Information supplied »
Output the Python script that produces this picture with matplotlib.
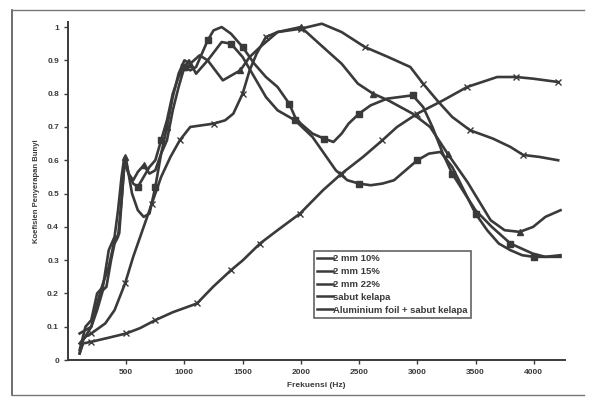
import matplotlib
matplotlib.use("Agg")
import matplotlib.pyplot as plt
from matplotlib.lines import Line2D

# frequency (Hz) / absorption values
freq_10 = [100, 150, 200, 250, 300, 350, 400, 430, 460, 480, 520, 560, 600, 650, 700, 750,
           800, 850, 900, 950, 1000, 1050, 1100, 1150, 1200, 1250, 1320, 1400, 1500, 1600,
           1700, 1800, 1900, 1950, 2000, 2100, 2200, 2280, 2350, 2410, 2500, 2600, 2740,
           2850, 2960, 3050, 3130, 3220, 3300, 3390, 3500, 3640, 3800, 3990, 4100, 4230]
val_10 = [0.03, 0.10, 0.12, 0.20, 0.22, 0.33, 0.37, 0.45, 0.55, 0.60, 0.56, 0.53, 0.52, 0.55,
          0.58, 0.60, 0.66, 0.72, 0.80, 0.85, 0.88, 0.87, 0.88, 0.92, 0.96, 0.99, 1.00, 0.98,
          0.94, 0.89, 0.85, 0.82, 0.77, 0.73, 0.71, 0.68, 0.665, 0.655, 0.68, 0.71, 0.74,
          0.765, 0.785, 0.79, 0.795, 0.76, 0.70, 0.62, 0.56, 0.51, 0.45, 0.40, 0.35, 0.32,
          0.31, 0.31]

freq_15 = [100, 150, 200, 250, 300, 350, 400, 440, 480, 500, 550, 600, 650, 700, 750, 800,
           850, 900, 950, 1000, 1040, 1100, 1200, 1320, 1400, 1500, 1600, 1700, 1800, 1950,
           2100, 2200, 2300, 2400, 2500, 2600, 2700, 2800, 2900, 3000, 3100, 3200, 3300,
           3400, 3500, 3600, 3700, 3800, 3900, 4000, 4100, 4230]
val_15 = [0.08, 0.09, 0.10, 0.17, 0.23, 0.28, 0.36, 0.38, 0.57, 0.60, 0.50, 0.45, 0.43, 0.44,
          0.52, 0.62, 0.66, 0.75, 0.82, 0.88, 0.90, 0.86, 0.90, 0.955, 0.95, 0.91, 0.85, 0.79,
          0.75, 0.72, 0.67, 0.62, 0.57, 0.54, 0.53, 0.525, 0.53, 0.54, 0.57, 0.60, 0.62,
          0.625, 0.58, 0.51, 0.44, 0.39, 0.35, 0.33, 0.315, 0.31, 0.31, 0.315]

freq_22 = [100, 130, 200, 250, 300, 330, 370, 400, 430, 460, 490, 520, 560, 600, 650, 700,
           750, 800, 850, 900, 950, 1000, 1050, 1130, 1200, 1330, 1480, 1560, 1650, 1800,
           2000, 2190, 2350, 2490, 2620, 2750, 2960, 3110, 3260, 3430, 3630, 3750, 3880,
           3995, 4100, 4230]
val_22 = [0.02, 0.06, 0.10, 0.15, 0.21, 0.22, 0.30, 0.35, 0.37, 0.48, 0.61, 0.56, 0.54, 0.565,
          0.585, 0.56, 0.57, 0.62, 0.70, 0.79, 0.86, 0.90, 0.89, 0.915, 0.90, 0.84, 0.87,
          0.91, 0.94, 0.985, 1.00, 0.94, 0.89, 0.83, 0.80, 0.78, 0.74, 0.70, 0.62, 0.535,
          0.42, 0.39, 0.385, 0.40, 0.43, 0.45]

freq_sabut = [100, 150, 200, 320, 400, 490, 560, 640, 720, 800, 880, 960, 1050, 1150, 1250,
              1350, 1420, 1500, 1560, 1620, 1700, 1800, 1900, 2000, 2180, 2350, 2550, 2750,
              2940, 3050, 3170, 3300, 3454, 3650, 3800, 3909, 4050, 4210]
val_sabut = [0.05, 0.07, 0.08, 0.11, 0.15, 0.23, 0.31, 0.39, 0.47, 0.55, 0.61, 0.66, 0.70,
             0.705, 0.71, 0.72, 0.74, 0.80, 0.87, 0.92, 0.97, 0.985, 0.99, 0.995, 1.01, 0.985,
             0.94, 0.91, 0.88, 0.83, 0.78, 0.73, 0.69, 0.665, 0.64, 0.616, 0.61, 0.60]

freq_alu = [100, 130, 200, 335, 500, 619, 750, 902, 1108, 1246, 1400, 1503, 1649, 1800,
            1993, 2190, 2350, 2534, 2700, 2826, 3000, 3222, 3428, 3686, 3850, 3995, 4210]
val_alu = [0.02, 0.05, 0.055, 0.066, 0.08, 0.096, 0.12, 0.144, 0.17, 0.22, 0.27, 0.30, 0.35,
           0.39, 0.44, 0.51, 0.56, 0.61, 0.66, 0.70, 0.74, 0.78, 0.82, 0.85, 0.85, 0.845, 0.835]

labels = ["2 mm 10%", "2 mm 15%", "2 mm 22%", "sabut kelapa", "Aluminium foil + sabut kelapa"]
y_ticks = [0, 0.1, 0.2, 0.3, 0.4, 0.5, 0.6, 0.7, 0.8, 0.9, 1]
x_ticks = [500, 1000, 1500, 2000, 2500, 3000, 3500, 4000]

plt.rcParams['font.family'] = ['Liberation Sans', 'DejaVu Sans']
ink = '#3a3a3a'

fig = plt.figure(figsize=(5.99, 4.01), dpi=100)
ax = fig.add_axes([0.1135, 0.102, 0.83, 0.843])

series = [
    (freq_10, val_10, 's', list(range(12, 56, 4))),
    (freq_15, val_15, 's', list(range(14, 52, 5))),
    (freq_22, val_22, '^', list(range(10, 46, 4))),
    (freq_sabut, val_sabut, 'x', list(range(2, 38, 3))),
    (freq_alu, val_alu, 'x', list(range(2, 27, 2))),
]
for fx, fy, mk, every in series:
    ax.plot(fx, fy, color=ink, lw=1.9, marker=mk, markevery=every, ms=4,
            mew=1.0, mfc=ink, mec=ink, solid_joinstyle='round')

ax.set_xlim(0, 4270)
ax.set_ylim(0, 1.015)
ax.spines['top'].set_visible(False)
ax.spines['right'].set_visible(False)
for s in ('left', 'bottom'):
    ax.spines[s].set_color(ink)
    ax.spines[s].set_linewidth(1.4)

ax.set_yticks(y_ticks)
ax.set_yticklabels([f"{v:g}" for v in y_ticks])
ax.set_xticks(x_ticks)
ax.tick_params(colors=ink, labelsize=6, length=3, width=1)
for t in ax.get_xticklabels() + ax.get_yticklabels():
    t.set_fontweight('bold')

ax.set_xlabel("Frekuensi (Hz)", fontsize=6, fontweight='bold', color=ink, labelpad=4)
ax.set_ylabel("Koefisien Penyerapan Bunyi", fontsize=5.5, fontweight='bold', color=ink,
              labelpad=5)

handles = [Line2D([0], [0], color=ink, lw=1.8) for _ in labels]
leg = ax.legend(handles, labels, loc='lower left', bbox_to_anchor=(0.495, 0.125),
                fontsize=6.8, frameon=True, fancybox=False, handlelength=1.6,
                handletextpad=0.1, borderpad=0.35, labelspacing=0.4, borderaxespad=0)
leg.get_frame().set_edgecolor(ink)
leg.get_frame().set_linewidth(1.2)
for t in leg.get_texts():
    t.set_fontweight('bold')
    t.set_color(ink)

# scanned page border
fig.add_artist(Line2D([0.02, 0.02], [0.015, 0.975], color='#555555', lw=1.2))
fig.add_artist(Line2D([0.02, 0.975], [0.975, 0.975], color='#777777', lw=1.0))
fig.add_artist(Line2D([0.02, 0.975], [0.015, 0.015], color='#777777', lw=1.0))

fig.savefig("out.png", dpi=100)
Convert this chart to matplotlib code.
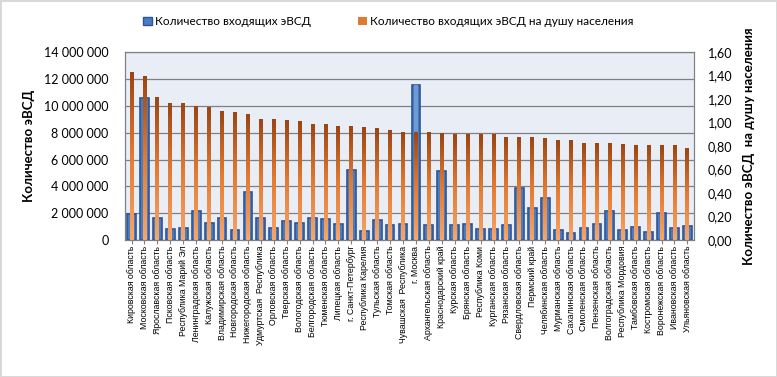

Goal »
In your copy of the listing above, reproduce each line exactly and omit all pictures.

Solution »
Output the Python script that produces this picture with matplotlib.
import matplotlib
matplotlib.use("Agg")
import matplotlib.pyplot as plt
from matplotlib.lines import Line2D

# frequency (Hz) / absorption values
freq_10 = [100, 150, 200, 250, 300, 350, 400, 430, 460, 480, 520, 560, 600, 650, 700, 750,
           800, 850, 900, 950, 1000, 1050, 1100, 1150, 1200, 1250, 1320, 1400, 1500, 1600,
           1700, 1800, 1900, 1950, 2000, 2100, 2200, 2280, 2350, 2410, 2500, 2600, 2740,
           2850, 2960, 3050, 3130, 3220, 3300, 3390, 3500, 3640, 3800, 3990, 4100, 4230]
val_10 = [0.03, 0.10, 0.12, 0.20, 0.22, 0.33, 0.37, 0.45, 0.55, 0.60, 0.56, 0.53, 0.52, 0.55,
          0.58, 0.60, 0.66, 0.72, 0.80, 0.85, 0.88, 0.87, 0.88, 0.92, 0.96, 0.99, 1.00, 0.98,
          0.94, 0.89, 0.85, 0.82, 0.77, 0.73, 0.71, 0.68, 0.665, 0.655, 0.68, 0.71, 0.74,
          0.765, 0.785, 0.79, 0.795, 0.76, 0.70, 0.62, 0.56, 0.51, 0.45, 0.40, 0.35, 0.32,
          0.31, 0.31]

freq_15 = [100, 150, 200, 250, 300, 350, 400, 440, 480, 500, 550, 600, 650, 700, 750, 800,
           850, 900, 950, 1000, 1040, 1100, 1200, 1320, 1400, 1500, 1600, 1700, 1800, 1950,
           2100, 2200, 2300, 2400, 2500, 2600, 2700, 2800, 2900, 3000, 3100, 3200, 3300,
           3400, 3500, 3600, 3700, 3800, 3900, 4000, 4100, 4230]
val_15 = [0.08, 0.09, 0.10, 0.17, 0.23, 0.28, 0.36, 0.38, 0.57, 0.60, 0.50, 0.45, 0.43, 0.44,
          0.52, 0.62, 0.66, 0.75, 0.82, 0.88, 0.90, 0.86, 0.90, 0.955, 0.95, 0.91, 0.85, 0.79,
          0.75, 0.72, 0.67, 0.62, 0.57, 0.54, 0.53, 0.525, 0.53, 0.54, 0.57, 0.60, 0.62,
          0.625, 0.58, 0.51, 0.44, 0.39, 0.35, 0.33, 0.315, 0.31, 0.31, 0.315]

freq_22 = [100, 130, 200, 250, 300, 330, 370, 400, 430, 460, 490, 520, 560, 600, 650, 700,
           750, 800, 850, 900, 950, 1000, 1050, 1130, 1200, 1330, 1480, 1560, 1650, 1800,
           2000, 2190, 2350, 2490, 2620, 2750, 2960, 3110, 3260, 3430, 3630, 3750, 3880,
           3995, 4100, 4230]
val_22 = [0.02, 0.06, 0.10, 0.15, 0.21, 0.22, 0.30, 0.35, 0.37, 0.48, 0.61, 0.56, 0.54, 0.565,
          0.585, 0.56, 0.57, 0.62, 0.70, 0.79, 0.86, 0.90, 0.89, 0.915, 0.90, 0.84, 0.87,
          0.91, 0.94, 0.985, 1.00, 0.94, 0.89, 0.83, 0.80, 0.78, 0.74, 0.70, 0.62, 0.535,
          0.42, 0.39, 0.385, 0.40, 0.43, 0.45]

freq_sabut = [100, 150, 200, 320, 400, 490, 560, 640, 720, 800, 880, 960, 1050, 1150, 1250,
              1350, 1420, 1500, 1560, 1620, 1700, 1800, 1900, 2000, 2180, 2350, 2550, 2750,
              2940, 3050, 3170, 3300, 3454, 3650, 3800, 3909, 4050, 4210]
val_sabut = [0.05, 0.07, 0.08, 0.11, 0.15, 0.23, 0.31, 0.39, 0.47, 0.55, 0.61, 0.66, 0.70,
             0.705, 0.71, 0.72, 0.74, 0.80, 0.87, 0.92, 0.97, 0.985, 0.99, 0.995, 1.01, 0.985,
             0.94, 0.91, 0.88, 0.83, 0.78, 0.73, 0.69, 0.665, 0.64, 0.616, 0.61, 0.60]

freq_alu = [100, 130, 200, 335, 500, 619, 750, 902, 1108, 1246, 1400, 1503, 1649, 1800,
            1993, 2190, 2350, 2534, 2700, 2826, 3000, 3222, 3428, 3686, 3850, 3995, 4210]
val_alu = [0.02, 0.05, 0.055, 0.066, 0.08, 0.096, 0.12, 0.144, 0.17, 0.22, 0.27, 0.30, 0.35,
           0.39, 0.44, 0.51, 0.56, 0.61, 0.66, 0.70, 0.74, 0.78, 0.82, 0.85, 0.85, 0.845, 0.835]

labels = ["2 mm 10%", "2 mm 15%", "2 mm 22%", "sabut kelapa", "Aluminium foil + sabut kelapa"]
y_ticks = [0, 0.1, 0.2, 0.3, 0.4, 0.5, 0.6, 0.7, 0.8, 0.9, 1]
x_ticks = [500, 1000, 1500, 2000, 2500, 3000, 3500, 4000]

plt.rcParams['font.family'] = ['Liberation Sans', 'DejaVu Sans']
ink = '#3a3a3a'

fig = plt.figure(figsize=(5.99, 4.01), dpi=100)
ax = fig.add_axes([0.1135, 0.102, 0.83, 0.843])

series = [
    (freq_10, val_10, 's', list(range(12, 56, 4))),
    (freq_15, val_15, 's', list(range(14, 52, 5))),
    (freq_22, val_22, '^', list(range(10, 46, 4))),
    (freq_sabut, val_sabut, 'x', list(range(2, 38, 3))),
    (freq_alu, val_alu, 'x', list(range(2, 27, 2))),
]
for fx, fy, mk, every in series:
    ax.plot(fx, fy, color=ink, lw=1.9, marker=mk, markevery=every, ms=4,
            mew=1.0, mfc=ink, mec=ink, solid_joinstyle='round')

ax.set_xlim(0, 4270)
ax.set_ylim(0, 1.015)
ax.spines['top'].set_visible(False)
ax.spines['right'].set_visible(False)
for s in ('left', 'bottom'):
    ax.spines[s].set_color(ink)
    ax.spines[s].set_linewidth(1.4)

ax.set_yticks(y_ticks)
ax.set_yticklabels([f"{v:g}" for v in y_ticks])
ax.set_xticks(x_ticks)
ax.tick_params(colors=ink, labelsize=6, length=3, width=1)
for t in ax.get_xticklabels() + ax.get_yticklabels():
    t.set_fontweight('bold')

ax.set_xlabel("Frekuensi (Hz)", fontsize=6, fontweight='bold', color=ink, labelpad=4)
ax.set_ylabel("Koefisien Penyerapan Bunyi", fontsize=5.5, fontweight='bold', color=ink,
              labelpad=5)

handles = [Line2D([0], [0], color=ink, lw=1.8) for _ in labels]
leg = ax.legend(handles, labels, loc='lower left', bbox_to_anchor=(0.495, 0.125),
                fontsize=6.8, frameon=True, fancybox=False, handlelength=1.6,
                handletextpad=0.1, borderpad=0.35, labelspacing=0.4, borderaxespad=0)
leg.get_frame().set_edgecolor(ink)
leg.get_frame().set_linewidth(1.2)
for t in leg.get_texts():
    t.set_fontweight('bold')
    t.set_color(ink)

# scanned page border
fig.add_artist(Line2D([0.02, 0.02], [0.015, 0.975], color='#555555', lw=1.2))
fig.add_artist(Line2D([0.02, 0.975], [0.975, 0.975], color='#777777', lw=1.0))
fig.add_artist(Line2D([0.02, 0.975], [0.015, 0.015], color='#777777', lw=1.0))

fig.savefig("out.png", dpi=100)
Convert this chart to matplotlib code.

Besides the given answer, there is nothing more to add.